#OPINIÓN – Pablo Sigüenza Ramírez.
Este país inventado hace menos de trescientos años llamado Guatemala, sus habitantes y con mayor peso, los sectores que pueden decidir o influir en la toma de decisiones, cargamos sobre nuestros hombros una infamia profunda. Los niños y niñas en este país se mueren de hambre. Los que padecen hambre y sobreviven, lo hacen en condición de desnutrición permanente. Es una tragedia nacional que tratamos de esconder, es una vergüenza propia a la que le volteamos el rostro y pretendemos que es ajena. Cuando se agrava la problemática, aunque parezca imposible que empeore, nos damos golpes de pecho o buscamos responsables: nunca asumimos nuestra parte de responsabilidad en este desastre nacional.
El hambre se padece día a día, generación tras generación. Madres desnutridas amamantan bebes destinados a un desarrollo biológico y mental incompleto. Una planta si no recibe nutrientes se marchita y sus frutos son malogrados. El hambre humana causa niños marchitados: uno de cada dos niños menores de cinco años está sumido en la desnutrición crónica. ¿Es la sociedad guatemalteca tan egoísta para no dimensionar el desastre que esto significa?
Las causas son múltiples, históricas, profundas: un país fundado sobre el racismo y la discriminación; una sociedad con la mayor desigualdad social del continente; la mayor concentración de tierra en pocas manos de América Latina, porcentualmente hablando; un modelo de producción basado en la agroexportación, que privatiza la riqueza producida por millones de agricultores; analfabetismo y un sistema de educación que sigue siendo excluyente; corrupción e idiotez en las clases gobernantes; una oligarquía anacrónica que ve en todo cambio social una amenaza a sus privilegios coloniales; una sociedad de postguerra ahogada en una espiral de miedo y violencia; políticas públicas que desincentivan la producción nacional y local de alimentos, haciéndonos dependientes de las importaciones; políticas entreguistas que regalan nuestros recursos naturales a capitales extranjeros; y la indiferencia de las iglesias, los empresarios, la clase media y la academia por encontrar soluciones reales.
Siempre se busca la solución más fácil: ayuda alimentaria.
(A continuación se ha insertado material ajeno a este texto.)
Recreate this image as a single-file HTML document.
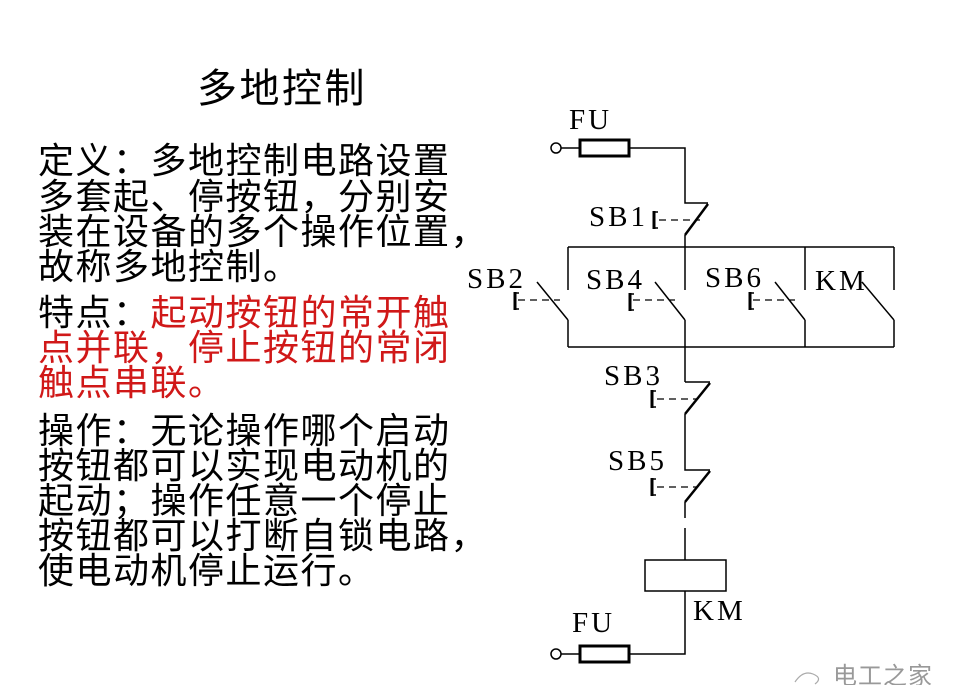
<!DOCTYPE html>
<html><head><meta charset="utf-8"><style>
body{margin:0;width:960px;height:685px;background:#fff;overflow:hidden;position:relative}
.t{position:absolute;left:38px;font-family:"WenQuanYi Zen Hei","Noto Sans CJK SC",sans-serif;font-size:36px;line-height:36px;letter-spacing:1.5px;white-space:nowrap;color:#000}
.r{color:#d01818}
svg{position:absolute;left:0;top:0}
</style></head><body>
<div class="t" style="left:197px;top:67px;font-size:40px;letter-spacing:2.5px">多地控制</div>
<div class="t" style="top:140px">定义：多地控制电路设置</div>
<div class="t" style="top:176px">多套起、停按钮，分别安</div>
<div class="t" style="top:211px">装在设备的多个操作位置，</div>
<div class="t" style="top:246px">故称多地控制。</div>
<div class="t" style="top:292px">特点：<span class="r">起动按钮的常开触</span></div>
<div class="t r" style="top:327px">点并联，停止按钮的常闭</div>
<div class="t r" style="top:362px">触点串联。</div>
<div class="t" style="top:410px">操作：无论操作哪个启动</div>
<div class="t" style="top:445px">按钮都可以实现电动机的</div>
<div class="t" style="top:480px">起动；操作任意一个停止</div>
<div class="t" style="top:515px">按钮都可以打断自锁电路，</div>
<div class="t" style="top:550px">使电动机停止运行。</div>
<svg width="960" height="685" viewBox="0 0 960 685" font-family="Liberation Serif, serif" font-size="29" letter-spacing="3" fill="none" stroke="#000" stroke-width="1.5">
<g fill="#000" stroke="none">
<text x="569" y="129">FU</text>
<text x="589" y="226">SB1</text>
<text x="467" y="288">SB2</text>
<text x="586" y="289">SB4</text>
<text x="705" y="287">SB6</text>
<text x="815" y="290">KM</text>
<text x="604" y="385">SB3</text>
<text x="608" y="470">SB5</text>
<text x="693" y="620">KM</text>
<text x="572" y="632">FU</text>
<text x="833" y="684" font-family="WenQuanYi Zen Hei, sans-serif" font-size="24" fill="#999" letter-spacing="1">电工之家</text>
</g>
<path d="M795 682 q8 -12 18 -8 q10 4 2 10" stroke="#aaa" stroke-width="1.2"/>
<!-- top fuse -->
<circle cx="556" cy="148" r="5"/>
<path d="M561 148H580M629 148H685V203H708"/>
<rect x="580" y="140" width="49" height="16" stroke-width="3"/>
<path d="M708 204L685 235" stroke-width="2.5"/>
<path d="M685 235V247"/>
<!-- rails -->
<path d="M568 247H894M568 347H894"/>
<path d="M568 247V290M568 320V347M537 282L568 320"/>
<path d="M685 247V290M685 320V382M655 282L685 320"/>
<path d="M805 247V290M805 320V347M775 282L805 320"/>
<path d="M894 247V290M894 320V347M862 282L894 320"/>
<!-- NO buttons -->
<g stroke-width="1.3" stroke-dasharray="7,5"><path d="M518 300H560M633 300H675M753 300H795M659 220H700M657 399H698M657 487H698"/></g>
<g stroke-width="3"><path d="M515 292V310M630 293V311M750 292V310M654 211V229M652 390V408M652 478V496"/></g>
<path d="M514 293H519M514 309H519M629 294H634M629 310H634M749 293H754M749 309H754M653 212H658M653 228H658M651 391H656M651 407H656M651 479H656M651 495H656" stroke-width="1.5"/>
<!-- SB3 -->
<path d="M685 382H710"/>
<path d="M710 383L685 414M710 471L685 502" stroke-width="2.5"/>
<path d="M685 414V470H710"/>
<path d="M685 502V518M685 528V560"/>
<rect x="645" y="560" width="81" height="31"/>
<path d="M685 591V654H629M580 654H561"/>
<rect x="580" y="646" width="49" height="16" stroke-width="3"/>
<circle cx="556" cy="654" r="5"/>
</svg>
</body></html>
Entregar alimentos en momentos de emergencia está bien, las familias vulnerables lo agradecen. Pero las soluciones reales vienen con el fomento de la producción alimentaria nacional y local. Tampoco es necesario buscar tecnologías fuera del país, la revolución verde que implica el alto uso de insumos externos y la biotecnología se nos venden de forma demagógica como la solución para producir más, sin embargo ambas han demostrado su fracaso.
La tecnología ancestral mesoamericana desarrollada por los pueblos de Ixim Ulew, por más de cinco mil años, es eficiente en el uso de la tierra y de los recursos locales. Allí están las claves para salir de esta debacle nacional. Allí es donde hay que invertir en investigación y desarrollo de tecnología propia. Democratizar el acceso a los recursos productivos es otro de los caminos que debemos recorrer aunque unos pocos pierdan sus privilegios.
¿Cómo despertamos, sociedad, ante la desgracia que significa el hambre? Las familias afectadas buscan estrategias de sobrevivencia en una realidad que les niega cualquier posibilidad: la migración interna o hacia Estados Unidos, la venta de su fuerza de trabajo a empresas que no pagan lo justo o la inserción en actividades ilícitas como el narcotráfico. Guatemala es un intento fallido de país en tanto no miremos directo a los ojos en el rostro demacrado de la niñez desnutrida y nos pongamos a caminar en la senda de resolver este flagelo. Hablemos del hambre, pero en serio.